Oddly, I had just been writing about pigeons a few days before, considering them in all their myriad fascinations. Here is what I wrote.
Close your eyes for a moment. That is when you first begin to truly see them, soft clicks and coos making them present to the mind’s eye. For they had become invisible to true sight, like the impulsive yellow cab drawing its line down toward disappearance or the girl with a phone pressed to her ear, the scaffolding draped in black cloth and the concrete planter containing something (you never notice what) growing from cigarette-ash-flecked dirt. The elements that make the city what it is, the sudden absence of which—any of a thousand thousand things—would render it preternaturally strange.
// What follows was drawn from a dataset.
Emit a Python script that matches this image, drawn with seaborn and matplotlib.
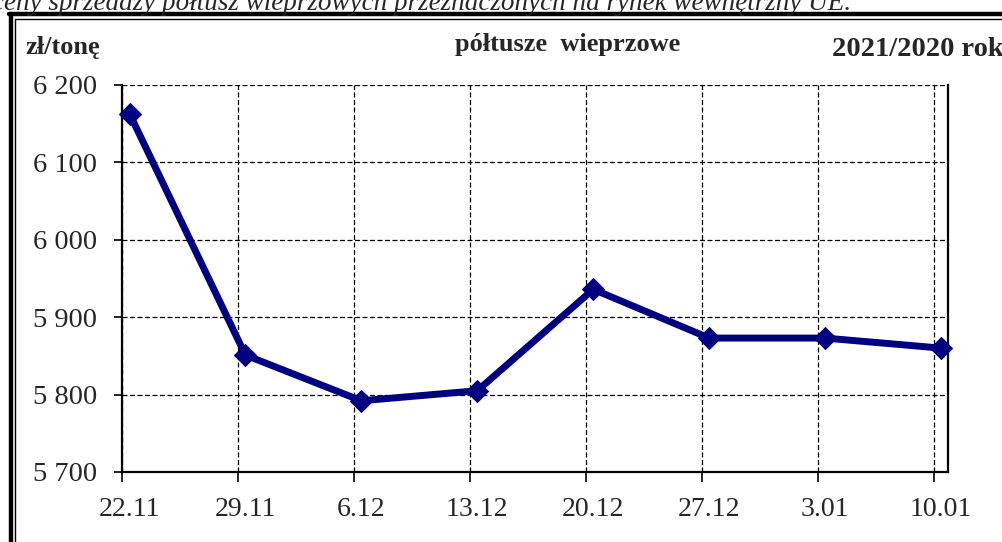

Now you may look. And finally see. The pigeon reveals himself in paradoxical beauty: omnipresent, yet startlingly singular; a moving iridescence in the colors playing along neck feathers against a body as gray (and common) as pavement. They are maligned as “flying rats,” but from their point of view we may well be walking rats.
The flocks that move as one corps de ballet when startled from their crumb foraging in New York City parks (and that leave unsightly reminders of their species preeminence in numbers second only to the real Rattus rattus, though behind Homo sapiens, causing city ledges to be bristled with nest-prohibiting wire spikes) are composed of extraordinary individuals.* These are the birds that mate for life, and raise their young together. These are the feral, or rock, pigeons descended from the first domesticated variety introduced to North America, through Nova Scotia, in 1606. These are the pigeons who received 32 medals for bravery in World War II, and who helped build the Rothschild empire from lofts built for them throughout Europe in order to deliver information between the family’s financial houses. These are the animals that in 1850 began carrying news for an outfit called Reuters. These are the birds selected in 1944, to take part in the U.S. military’s top-secret Project Pigeon, conceived by a psychologist named B. F. Skinner, who codified what he learned from how they learned in a new science called behaviorism.
These are the pigeons who live in New York, and who are not seen.
***
What would the city be without its reminders that beyond our human horizon, the persistence of the larger world in which we came to life still pushes up from the earth between sidewalk cracks, still visits from the sky we have yet to enclose? The city would be silent without its gray denizens, its birds at once common and unknown. The city would no longer be itself.
* Like us, perhaps? --In our human flocks, foraging for crumbs among the skyscraper nests of our own intelligence.
***
And with this ends, or for an indefinite hiatus, "It's Nelly's World."
I hope to return (if one can return to these ongoing things after an interruption; perhaps they necessarily vanish into the electronic ether, but I'll find out if I try to take it up again sometime) when I manage to arrest a downward spiral. It is time to turn all my energy to that, for as you know, a boy and a dog are depending on me.
I owe you all much gratitude, for reading, for considering, for contributing your thoughts, wisdom, humor, and well-deserved kicks in the seat. They will serve me well.